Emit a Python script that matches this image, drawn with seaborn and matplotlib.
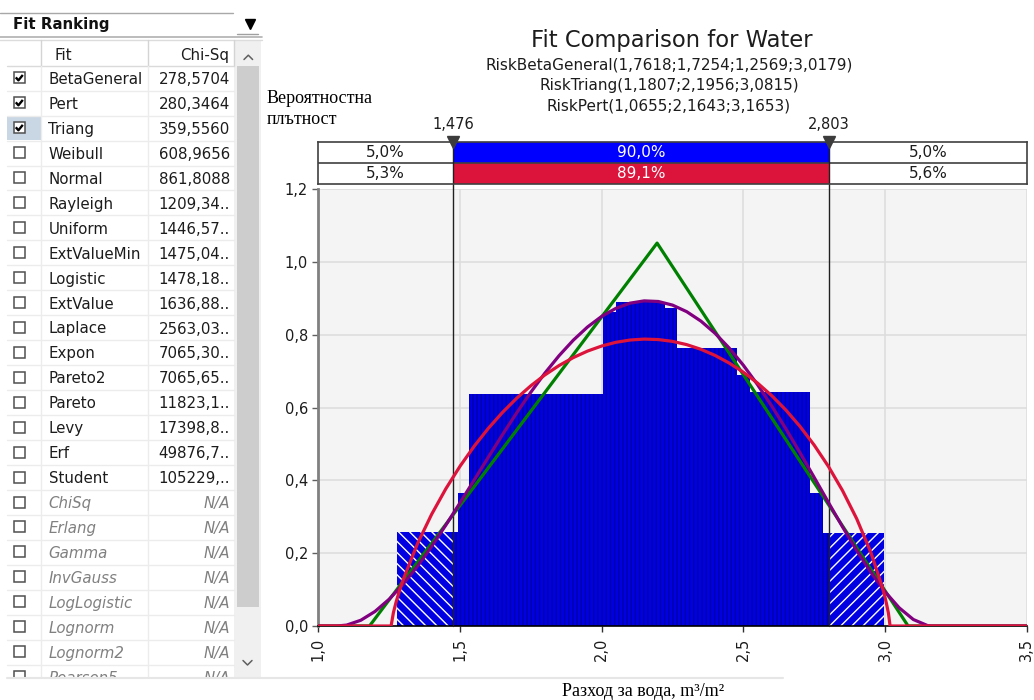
import matplotlib
matplotlib.use("Agg")
import matplotlib.pyplot as plt
import matplotlib.patches as mpatches
from matplotlib.ticker import FuncFormatter
import numpy as np
import seaborn as sns

# ------------------------------------------------------------------ data
hist_edges = [1.279, 1.476, 1.492, 1.533, 2.006, 2.051, 2.224, 2.266,
              2.476, 2.523, 2.737, 2.782, 2.803, 2.997]
hist_density = [0.259, 0.259, 0.366, 0.637, 0.864, 0.890, 0.875, 0.765,
                0.690, 0.642, 0.366, 0.256, 0.256]

beta_x = [1.0, 1.2569, 1.265, 1.275, 1.29,
          1.30, 1.35, 1.40, 1.45, 1.50, 1.55, 1.60, 1.65, 1.70, 1.75,
          1.80, 1.85, 1.90, 1.95, 2.00, 2.05, 2.10, 2.15, 2.20, 2.25,
          2.30, 2.35, 2.40, 2.45, 2.50, 2.55, 2.60, 2.65, 2.70, 2.75,
          2.80, 2.85, 2.90, 2.95,
          2.99, 3.00, 3.005, 3.012, 3.0179, 3.5]
beta_y = [0.0, 0.0, 0.0365, 0.0671, 0.1056,
          0.1285, 0.2262, 0.3070, 0.3770, 0.4389, 0.4939, 0.5431, 0.5869, 0.6258, 0.6601,
          0.6901, 0.7159, 0.7376, 0.7554, 0.7693, 0.7795, 0.7858, 0.7884, 0.7871, 0.7821,
          0.7732, 0.7604, 0.7436, 0.7226, 0.6974, 0.6676, 0.6331, 0.5935, 0.5484, 0.4971,
          0.4388, 0.3721, 0.2948, 0.2021,
          0.1079, 0.0786, 0.0621, 0.0353, 0.0, 0.0]

pert_x = [1.0, 1.0655,
          1.10, 1.15, 1.20, 1.25, 1.30, 1.35, 1.40, 1.45, 1.50, 1.55,
          1.60, 1.65, 1.70, 1.75, 1.80, 1.85, 1.90, 1.95, 2.00, 2.05,
          2.10, 2.15, 2.20, 2.25, 2.30, 2.35, 2.40, 2.45, 2.50, 2.55,
          2.60, 2.65, 2.70, 2.75, 2.80, 2.85, 2.90, 2.95, 3.00, 3.05,
          3.10, 3.15, 3.1653, 3.5]
pert_y = [0.0, 0.0,
          0.0025, 0.0158, 0.0399, 0.0735, 0.1155, 0.1644, 0.2187, 0.2772, 0.3383, 0.4010,
          0.4638, 0.5257, 0.5856, 0.6424, 0.6952, 0.7431, 0.7855, 0.8216, 0.8508, 0.8728,
          0.8871, 0.8934, 0.8917, 0.8818, 0.8638, 0.8380, 0.8045, 0.7639, 0.7166, 0.6633,
          0.6048, 0.5421, 0.4762, 0.4084, 0.3399, 0.2725, 0.2077, 0.1476, 0.0942, 0.0500,
          0.0178, 0.0012, 0.0, 0.0]

triang_x = [1.0, 1.1807, 2.1956, 3.0815, 3.5]
triang_y = [0.0, 0.0, 1.0522, 0.0, 0.0]

markers = [1.476, 2.803]
input_pct = ["5,0%", "90,0%", "5,0%"]
fit_pct = ["5,3%", "89,1%", "5,6%"]

title = "Fit Comparison for Water"
subtitles = ["RiskBetaGeneral(1,7618;1,7254;1,2569;3,0179)",
             "RiskTriang(1,1807;2,1956;3,0815)",
             "RiskPert(1,0655;2,1643;3,1653)"]
ylabel_lines = ["Вероятностна", "плътност"]
xlabel = "Разход за вода, m³/m²"
x_ticks = [1.0, 1.5, 2.0, 2.5, 3.0, 3.5]
y_ticks = [0.0, 0.2, 0.4, 0.6, 0.8, 1.0, 1.2]

panel_title = "Fit Ranking"
col_headers = ["Fit", "Chi-Sq"]
fit_names = ["BetaGeneral", "Pert", "Triang", "Weibull", "Normal", "Rayleigh",
             "Uniform", "ExtValueMin", "Logistic", "ExtValue", "Laplace", "Expon",
             "Pareto2", "Pareto", "Levy", "Erf", "Student", "ChiSq", "Erlang",
             "Gamma", "InvGauss", "LogLogistic", "Lognorm", "Lognorm2", "Pearson5"]
chi_sq = ["278,5704", "280,3464", "359,5560", "608,9656", "861,8088", "1209,34..",
          "1446,57..", "1475,04..", "1478,18..", "1636,88..", "2563,03..", "7065,30..",
          "7065,65..", "11823,1..", "17398,8..", "49876,7..", "105229,..", "N/A", "N/A",
          "N/A", "N/A", "N/A", "N/A", "N/A", "N/A"]
checked = ["BetaGeneral", "Pert", "Triang"]
selected = "Triang"

# ------------------------------------------------------------------ style
sns.set_style("white")
plt.rcParams["font.family"] = ["DejaVu Sans"]
plt.rcParams["hatch.linewidth"] = 1.0

W, H = 1034, 700
L, R, T, B = 318.3, 1026.7, 189.3, 626.0
TXT = "#1c1c1c"
BAR = "#0000e2"
PANEL_BOTTOM = 676.7

fig = plt.figure(figsize=(W / 100, H / 100), dpi=100, facecolor="white")

# overlay for page elements (pixel coordinates, y downwards)
ov = fig.add_axes([0, 0, 1, 1])
ov.set_xlim(0, W)
ov.set_ylim(H, 0)
ov.axis("off")
ov.set_zorder(-1)

# ------------------------------------------------------------------ main chart
ax = fig.add_axes([L / W, (H - B) / H, (R - L) / W, (B - T) / H])
ax.set_zorder(1)
ax.set_facecolor("#f4f4f4")

edges = np.array(hist_edges)
centers = (edges[:-1] + edges[1:]) / 2
sns.histplot(x=centers, weights=hist_density, bins=hist_edges, stat="count",
             color=BAR, alpha=1, edgecolor="#0000a6", linewidth=0,
             hatch="||||", ax=ax, zorder=2)
for i, dens in enumerate(hist_density):
    lo, hi = hist_edges[i], hist_edges[i + 1]
    if hi <= markers[0]:
        hp = "\\\\\\"
    elif lo >= markers[1]:
        hp = "///"
    else:
        continue
    sns.histplot(x=[centers[i]], weights=[dens], bins=[lo, hi], stat="count",
                 color=BAR, alpha=1, edgecolor="white", linewidth=0,
                 hatch=hp, ax=ax, zorder=2.5)

top_frac = (B - 141.7) / (B - T)
for m in markers:
    ax.axvline(m, ymin=0, ymax=top_frac, color="#202020", lw=1.0,
               clip_on=False, zorder=3)

sns.lineplot(x=triang_x, y=triang_y, color="#008000", linewidth=2.3,
             estimator=None, sort=False, ax=ax, zorder=4)
sns.lineplot(x=pert_x, y=pert_y, color="#800080", linewidth=2.3,
             estimator=None, sort=False, ax=ax, zorder=5)
sns.lineplot(x=beta_x, y=beta_y, color="#dc143c", linewidth=2.3,
             estimator=None, sort=False, ax=ax, zorder=6)

fmt = FuncFormatter(lambda v, p: f"{v:.1f}".replace(".", ","))
ax.set_xlim(x_ticks[0], x_ticks[-1])
ax.set_ylim(y_ticks[0], y_ticks[-1])
ax.set_xticks(x_ticks)
ax.set_yticks(y_ticks)
ax.xaxis.set_major_formatter(fmt)
ax.yaxis.set_major_formatter(fmt)
ax.set_xlabel("")
ax.set_ylabel("")
ax.grid(True, color="#dcdcdc", lw=1.1)
ax.set_axisbelow(True)
ax.tick_params(axis="x", labelrotation=90, length=4.5, width=1, color="#303030",
               pad=4, labelsize=10.5, labelcolor=TXT, bottom=True)
ax.tick_params(axis="y", length=4.5, width=1, color="#606060", pad=3,
               labelsize=10.5, labelcolor=TXT, left=True)
for s in ["top", "right"]:
    ax.spines[s].set_visible(False)
ax.spines["left"].set_color("#808080")
ax.spines["left"].set_linewidth(2.0)
ax.spines["bottom"].set_color("#000000")
ax.spines["bottom"].set_linewidth(1.2)

# ------------------------------------------------------------------ delimiter bar
dl = fig.add_axes([L / W, (H - 183.7) / H, (R - L) / W, 42 / H])
dl.set_zorder(2)
dl.set_xlim(x_ticks[0], x_ticks[-1])
dl.set_ylim(0, 2)
dl.set_xticks([])
dl.set_yticks([])
dl.set_facecolor("white")
for s in dl.spines.values():
    s.set_color("#404040")
    s.set_linewidth(1.2)
dl.axvspan(markers[0], markers[1], ymin=0.5, ymax=1.0, color="#0000ff", lw=0)
dl.axvspan(markers[0], markers[1], ymin=0.0, ymax=0.5, color="#dc143c", lw=0)
dl.axhline(1, color="#404040", lw=1.2)
bounds = [x_ticks[0]] + markers + [x_ticks[-1]]
for j in range(3):
    cx = (bounds[j] + bounds[j + 1]) / 2
    col = "white" if j == 1 else TXT
    dl.text(cx, 1.5, input_pct[j], ha="center", va="center", color=col, fontsize=11)
    dl.text(cx, 0.5, fit_pct[j], ha="center", va="center", color=col, fontsize=11)
for m in markers:
    dl.axvline(m, color="#202020", lw=1.0)
    dl.plot([m], [2], marker="v", ms=9, color="#3c3c3c", clip_on=False, zorder=6)
    dl.annotate(f"{m:.3f}".replace(".", ","), xy=(m, 2), xytext=(0, 12.5),
                textcoords="offset points", ha="center", va="center",
                fontsize=10.5, color=TXT, annotation_clip=False)

# ------------------------------------------------------------------ titles / labels
ov.text(672, 47, title, ha="center", va="baseline", fontsize=16.3, color=TXT)
for k, s in enumerate(subtitles):
    ov.text(669, 69.5 + 20.5 * k, s, ha="center", va="baseline", fontsize=11, color=TXT)
for k, s in enumerate(ylabel_lines):
    ov.text(267, 103 + 20.5 * k, s, ha="left", va="baseline", fontsize=13,
            family="Liberation Serif", color="black")
ov.text(643.5, 696, xlabel, ha="center", va="baseline", fontsize=13,
        family="Liberation Serif", color="black")

# ------------------------------------------------------------------ left panel
ov.plot([0, 233], [12.5, 12.5], color="#a8a8a8", lw=1)
ov.text(13, 29, panel_title, fontsize=10.8, fontweight="bold", color="#111111",
        va="baseline")
ov.plot([250], [23.5], marker="v", ms=6.5, color="black")
ov.plot([237, 258], [33.5, 33.5], color="#a0a0a0", lw=1)
ov.plot([0, 262], [37, 37], color="#b0b0b0", lw=1.2)
ov.plot([0, 262], [39.5, 39.5], color="#dcdcdc", lw=1)

# scrollbar
ov.add_patch(mpatches.Rectangle((234, 40), 27, PANEL_BOTTOM - 40, fc="#f0f0f0", ec="none"))
ov.add_patch(mpatches.Rectangle((236.7, 66), 22.6, 540.7, fc="#cdcdcd", ec="none"))
ov.plot([244, 248.3, 252.6], [59.5, 55.2, 59.5], color="#606060", lw=1.1)
ov.plot([243, 247.5, 252], [660.5, 665, 660.5], color="#606060", lw=1.1)

# header row
for xv in [41, 148, 234]:
    ov.plot([xv, xv], [40, 66], color="#d4d4d4", lw=1)
ov.plot([7, 234], [66, 66], color="#dadada", lw=1)
ov.text(55, 60, col_headers[0], fontsize=10.8, color=TXT, va="baseline")
ov.text(229.5, 60, col_headers[1], fontsize=10.8, color=TXT, va="baseline", ha="right")

row_h = 24.95
for i, name in enumerate(fit_names):
    top = 65.7 + row_h * i
    rc = top + row_h / 2
    if name == selected:
        ov.add_patch(mpatches.Rectangle((7, top + 0.5), 34, row_h - 1,
                                        fc="#c9d6e3", ec="none"))
    ov.plot([7, 234], [top + row_h, top + row_h], color="#ececec", lw=1)
    for xv in [41, 148]:
        ov.plot([xv, xv], [top, top + row_h], color="#ececec", lw=1)
    ov.add_patch(mpatches.Rectangle((13.5, rc - 5.8), 11, 11,
                                    fc="white", ec="#505050", lw=1.1))
    if name in checked:
        ov.plot([15.8, 18.4, 22.8], [rc - 0.8, rc + 2.2, rc - 3.2],
                color="black", lw=1.7, solid_capstyle="butt")
    na = chi_sq[i] == "N/A"
    col = "#808080" if na else TXT
    style = "italic" if na else "normal"
    ov.text(48.5, top + 18.3, name, fontsize=10.8, color=col,
            style=style, va="baseline")
    ov.text(230, top + 18.3, chi_sq[i], fontsize=10.8, color=col,
            style=style, va="baseline", ha="right")

# panel cut-off at the bottom of the list view
ov.add_patch(mpatches.Rectangle((0, PANEL_BOTTOM), 264, H - PANEL_BOTTOM,
                                fc="white", ec="none", zorder=10))
ov.plot([7, 783], [677.5, 677.5], color="#e6e6e6", lw=1.5, zorder=11)

fig.savefig("out.png", dpi=100, facecolor="white")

------------------------------------

### DO THIS
Repeat exactly and only the lines from the start of the data above through the line that holds "import seaborn as sns", inclusive. Pictures do not belong in the copy.

### TASK OUTPUT
Emit a Python script that matches this image, drawn with seaborn and matplotlib.
import matplotlib
matplotlib.use("Agg")
import matplotlib.pyplot as plt
import matplotlib.patches as mpatches
from matplotlib.ticker import FuncFormatter
import numpy as np
import seaborn as sns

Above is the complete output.